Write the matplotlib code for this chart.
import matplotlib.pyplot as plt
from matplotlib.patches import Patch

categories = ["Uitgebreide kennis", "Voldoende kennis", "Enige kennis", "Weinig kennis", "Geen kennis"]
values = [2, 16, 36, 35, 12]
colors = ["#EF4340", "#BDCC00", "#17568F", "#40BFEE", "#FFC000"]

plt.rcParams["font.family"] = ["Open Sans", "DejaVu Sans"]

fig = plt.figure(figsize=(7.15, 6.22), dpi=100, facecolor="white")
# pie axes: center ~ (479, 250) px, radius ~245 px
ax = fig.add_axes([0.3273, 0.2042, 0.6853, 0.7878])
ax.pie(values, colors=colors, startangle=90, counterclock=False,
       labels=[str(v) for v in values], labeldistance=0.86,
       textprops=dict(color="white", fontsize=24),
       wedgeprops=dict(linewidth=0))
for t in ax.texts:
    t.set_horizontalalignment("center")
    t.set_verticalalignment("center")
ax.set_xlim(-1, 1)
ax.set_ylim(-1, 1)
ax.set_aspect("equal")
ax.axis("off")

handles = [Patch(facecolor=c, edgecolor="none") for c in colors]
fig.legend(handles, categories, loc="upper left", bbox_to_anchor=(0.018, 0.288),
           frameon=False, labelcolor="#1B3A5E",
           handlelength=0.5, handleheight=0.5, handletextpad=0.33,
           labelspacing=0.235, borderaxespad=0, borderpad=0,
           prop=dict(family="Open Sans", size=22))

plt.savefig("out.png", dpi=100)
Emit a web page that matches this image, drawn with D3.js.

------------------------------------------------

Scan the material above. Return every line containing the string "this".

FULL RESPONSE:
Write the matplotlib code for this chart.
Emit a web page that matches this image, drawn with D3.js.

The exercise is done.